ことの発端は、「誰かがゴミを捨てればいい」というだけのこと。でも、ゴミを捨てれば問題が解決するかというと、そうではないのです。
その裏に社員の感情問題が隠れていました。
「社員一人一人に聞き取り」で見えてきたもの
ここで行ったのは、「感情」と「事実」を切り離して認知してもらい、今起きていることの不満の奥にあるものを、みんなで話し合うということです。
そこで社員一人一人に聞き取りを行いました。そこで明らかになったことは、「わかってほしかった」とか、「こんなに夜遅くまで作業しているのは私なのに」とか、「手柄を取られた」「ありがとうと言ってもらえなかった」「言っても無駄だ」などのいろいろな問題でした。

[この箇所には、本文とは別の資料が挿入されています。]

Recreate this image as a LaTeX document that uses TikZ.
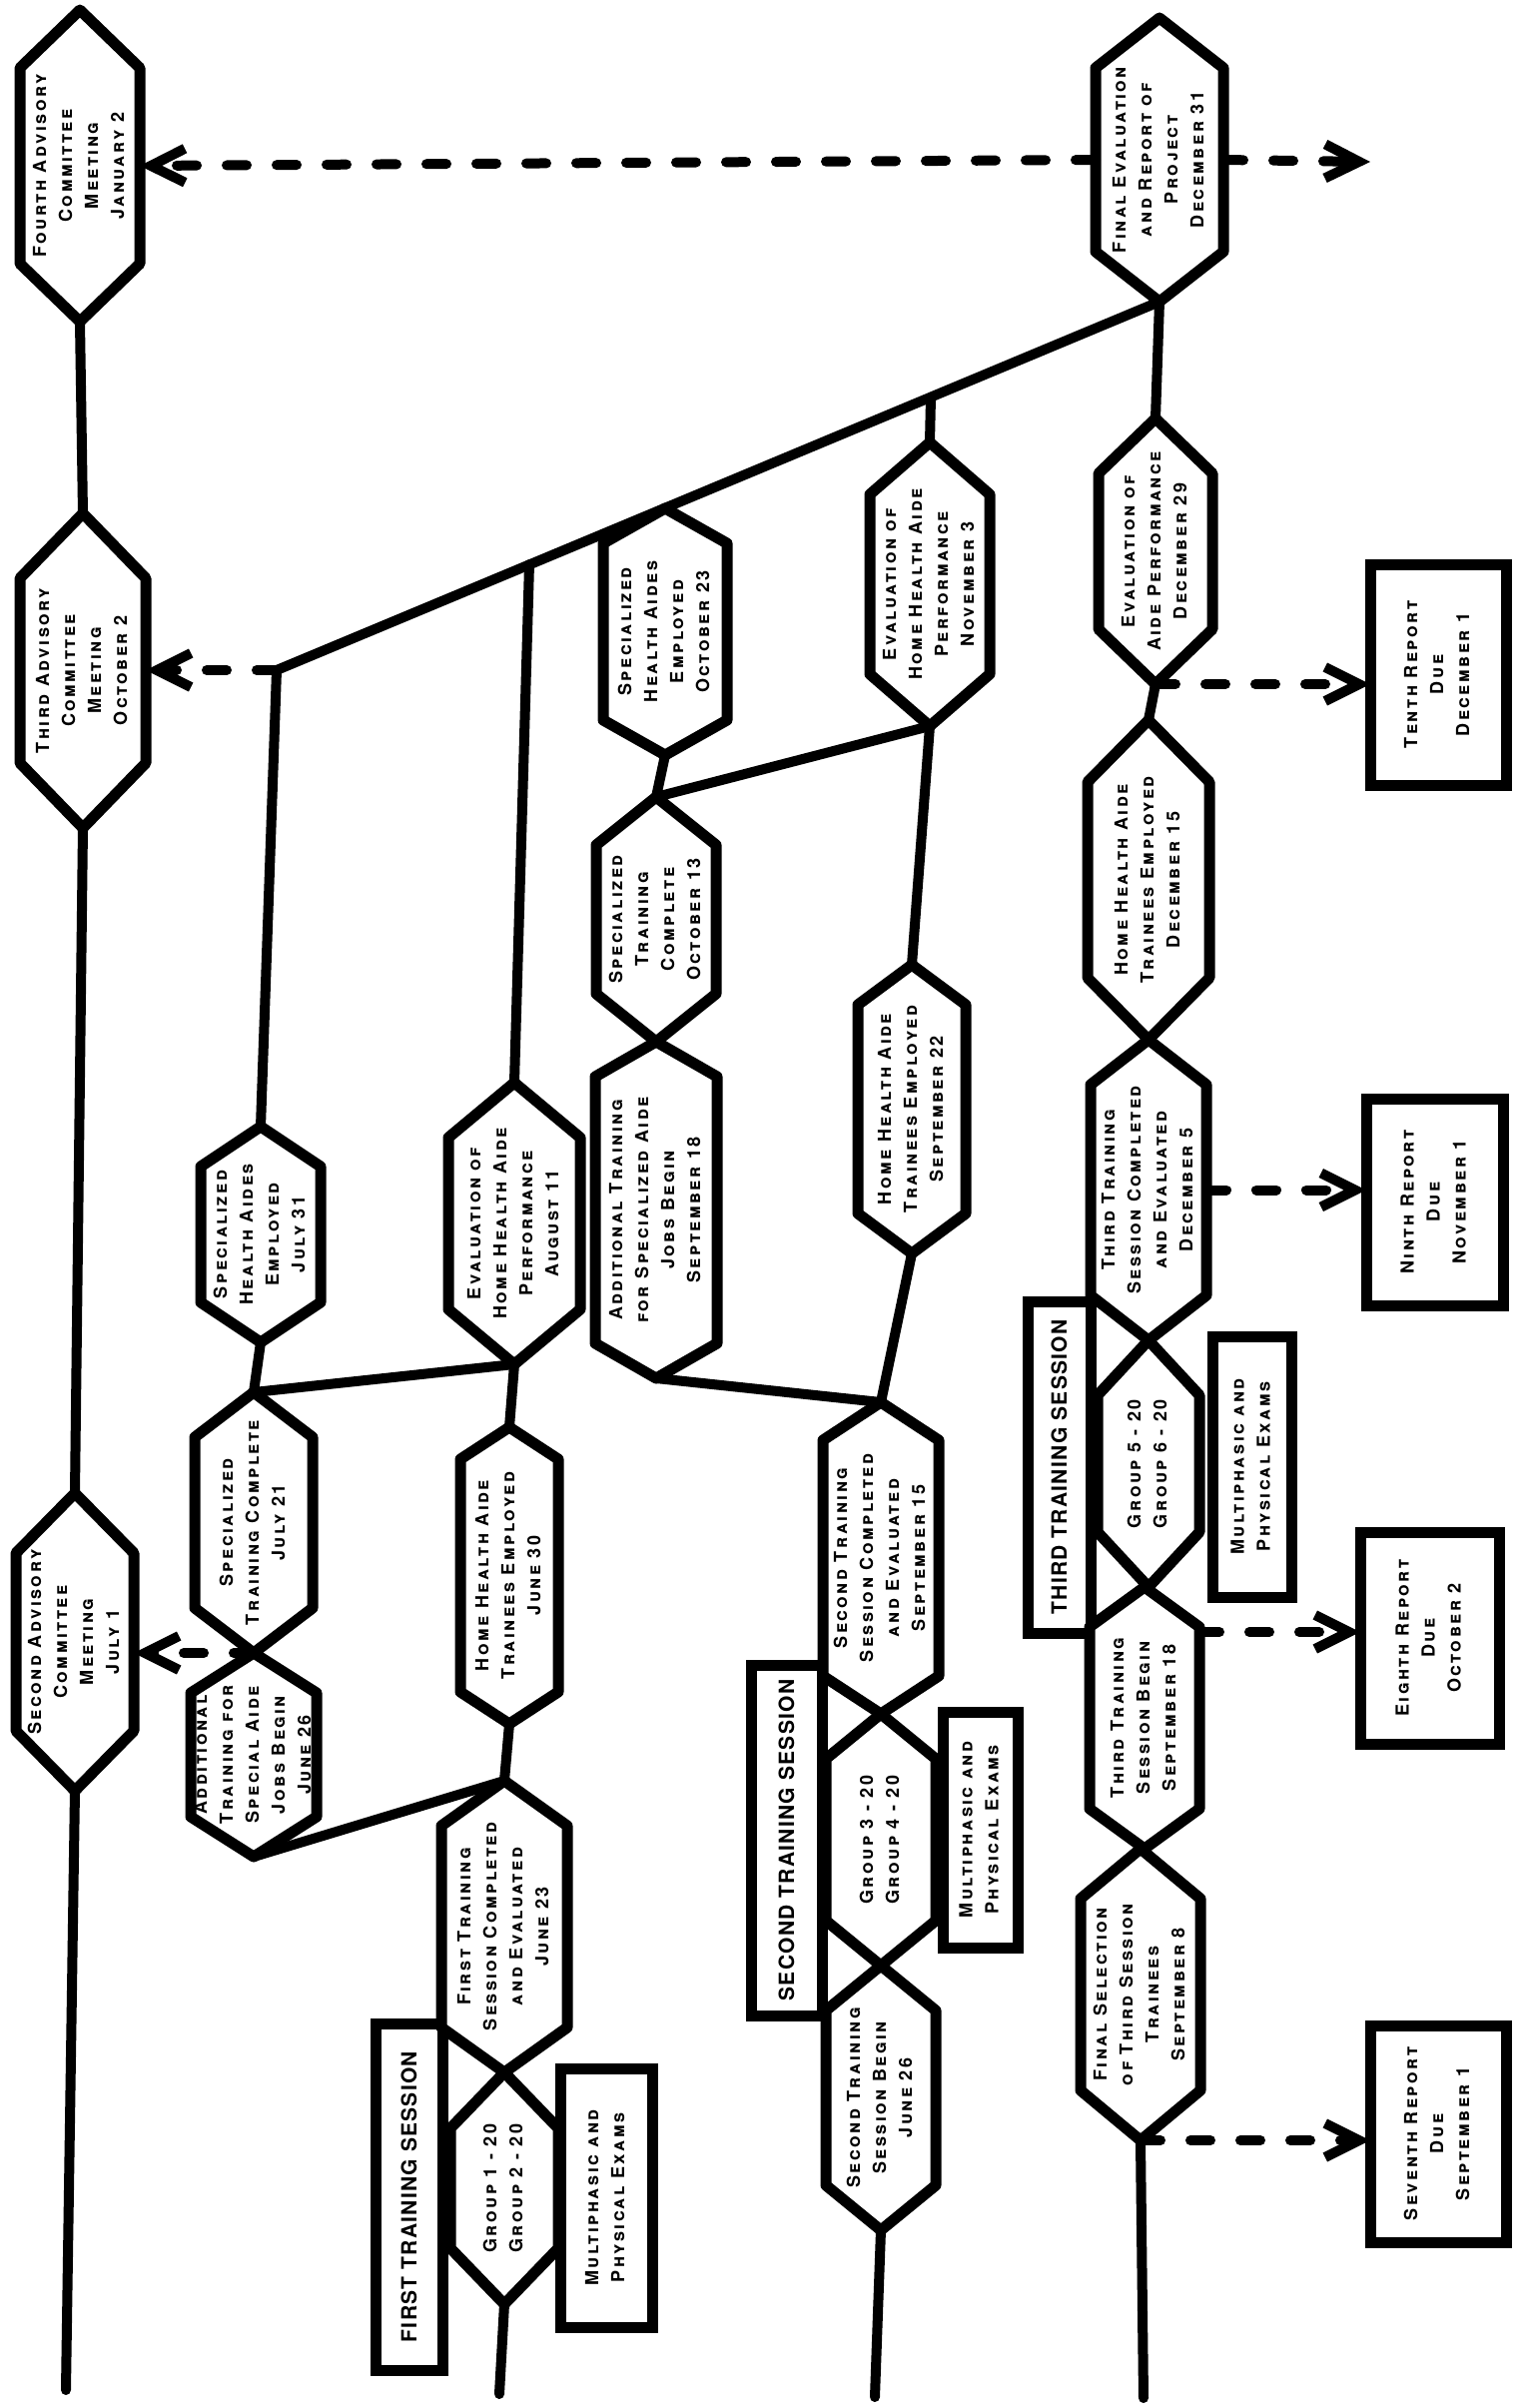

一つ一つは些細なことかもしれませんが、それが絡み合って、「誰かがゴミを捨てていない」という問題に付随していったのです。
コンサルに入った間、そうした気持ちをきちんと伝えるための交通整理をして、感情問題をクリアにしていきました。
明らかになった「2つの問題」
この問題を整理すると、大きく2つの問題がありました。
2 個々の作業に対して、共感したり理解してくれる「聴く力」がある人がいなかった
そこで私が3カ月間したことは、ひたすらそれぞれの言い分を聴いて共感し、「あなたはそんなに頑張っていたんですね」と言い続けることでした。
「こんなに頑張っているのに」
「こんなに残業しているのに」
「こんな思いで、この会社に就職したのに」
など、一人一人の思いがあります。
みんなが犠牲者精神になっていて、どこかで「受け止めてもらえない」「わかってもらえない」「報われない」という感情が積もり積もって問題を大きくしてしまったのです。
事件が問題ではなく、そこで何を言いたかったのか、わかってほしいことは何だったのかが問題だったのです。
じっくりその人の話を聴いて、共感していくうちに、「感情」と「事実」が切り離され、いつの間にかゴミもなくなり、実は問題ですらなかったことにみんなが気づき、お互いにねぎらう社風に変わっていったことで、会社を辞めるという事態は回避できました。